*TASK DETAILS*
Set down the material exactly as given, please, from its first line through the line that includes "3.50, 3.79, 3.75]".

*DATASET SECTION*
──────
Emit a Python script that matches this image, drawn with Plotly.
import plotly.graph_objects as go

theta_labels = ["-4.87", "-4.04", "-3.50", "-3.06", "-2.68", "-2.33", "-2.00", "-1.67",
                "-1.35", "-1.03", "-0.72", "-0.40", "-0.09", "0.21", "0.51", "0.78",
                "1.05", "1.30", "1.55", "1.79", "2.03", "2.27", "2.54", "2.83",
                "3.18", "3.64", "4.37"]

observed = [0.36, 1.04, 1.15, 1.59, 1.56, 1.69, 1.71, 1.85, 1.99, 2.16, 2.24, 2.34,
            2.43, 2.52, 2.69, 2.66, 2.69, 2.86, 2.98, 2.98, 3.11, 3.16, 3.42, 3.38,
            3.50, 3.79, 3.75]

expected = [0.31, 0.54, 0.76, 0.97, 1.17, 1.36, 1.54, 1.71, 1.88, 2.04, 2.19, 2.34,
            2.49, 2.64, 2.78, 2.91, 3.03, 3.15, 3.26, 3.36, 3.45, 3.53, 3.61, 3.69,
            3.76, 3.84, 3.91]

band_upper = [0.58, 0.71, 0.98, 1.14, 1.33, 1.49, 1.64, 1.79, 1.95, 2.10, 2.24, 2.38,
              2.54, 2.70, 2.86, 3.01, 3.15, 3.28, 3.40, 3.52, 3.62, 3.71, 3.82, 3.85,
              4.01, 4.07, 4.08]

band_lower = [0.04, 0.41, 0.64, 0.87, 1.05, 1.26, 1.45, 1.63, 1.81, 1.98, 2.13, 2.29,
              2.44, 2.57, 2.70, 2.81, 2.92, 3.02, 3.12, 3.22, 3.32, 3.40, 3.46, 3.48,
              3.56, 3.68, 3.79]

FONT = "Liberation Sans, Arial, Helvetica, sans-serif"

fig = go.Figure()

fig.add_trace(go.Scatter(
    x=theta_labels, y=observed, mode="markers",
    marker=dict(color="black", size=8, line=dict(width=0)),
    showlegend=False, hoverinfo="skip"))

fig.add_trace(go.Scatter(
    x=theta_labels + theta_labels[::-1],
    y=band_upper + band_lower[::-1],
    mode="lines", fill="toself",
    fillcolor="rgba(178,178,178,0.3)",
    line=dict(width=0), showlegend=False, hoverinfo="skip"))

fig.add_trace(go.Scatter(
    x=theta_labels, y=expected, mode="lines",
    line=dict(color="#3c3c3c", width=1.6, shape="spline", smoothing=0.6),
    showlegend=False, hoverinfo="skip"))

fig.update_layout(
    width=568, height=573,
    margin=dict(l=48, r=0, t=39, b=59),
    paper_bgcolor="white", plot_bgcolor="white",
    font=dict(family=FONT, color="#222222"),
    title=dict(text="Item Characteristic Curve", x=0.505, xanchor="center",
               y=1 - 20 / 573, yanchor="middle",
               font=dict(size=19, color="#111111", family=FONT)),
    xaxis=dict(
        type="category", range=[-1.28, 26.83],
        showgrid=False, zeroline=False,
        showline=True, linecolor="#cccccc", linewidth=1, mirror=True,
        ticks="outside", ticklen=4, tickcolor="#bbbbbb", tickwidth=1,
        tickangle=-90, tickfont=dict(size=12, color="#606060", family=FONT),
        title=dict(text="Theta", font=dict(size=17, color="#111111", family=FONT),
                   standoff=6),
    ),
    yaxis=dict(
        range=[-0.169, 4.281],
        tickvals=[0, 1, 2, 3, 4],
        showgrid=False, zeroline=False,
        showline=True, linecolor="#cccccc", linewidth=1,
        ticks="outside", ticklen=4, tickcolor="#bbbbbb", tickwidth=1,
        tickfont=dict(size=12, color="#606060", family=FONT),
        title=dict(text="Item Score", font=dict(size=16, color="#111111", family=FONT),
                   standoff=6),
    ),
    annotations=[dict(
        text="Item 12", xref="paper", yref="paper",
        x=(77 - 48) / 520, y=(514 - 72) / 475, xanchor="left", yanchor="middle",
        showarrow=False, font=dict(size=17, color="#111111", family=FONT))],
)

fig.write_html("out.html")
──────
*OUTPUT*
Emit a Python script that matches this image, drawn with Plotly.
import plotly.graph_objects as go

theta_labels = ["-4.87", "-4.04", "-3.50", "-3.06", "-2.68", "-2.33", "-2.00", "-1.67",
                "-1.35", "-1.03", "-0.72", "-0.40", "-0.09", "0.21", "0.51", "0.78",
                "1.05", "1.30", "1.55", "1.79", "2.03", "2.27", "2.54", "2.83",
                "3.18", "3.64", "4.37"]

observed = [0.36, 1.04, 1.15, 1.59, 1.56, 1.69, 1.71, 1.85, 1.99, 2.16, 2.24, 2.34,
            2.43, 2.52, 2.69, 2.66, 2.69, 2.86, 2.98, 2.98, 3.11, 3.16, 3.42, 3.38,
            3.50, 3.79, 3.75]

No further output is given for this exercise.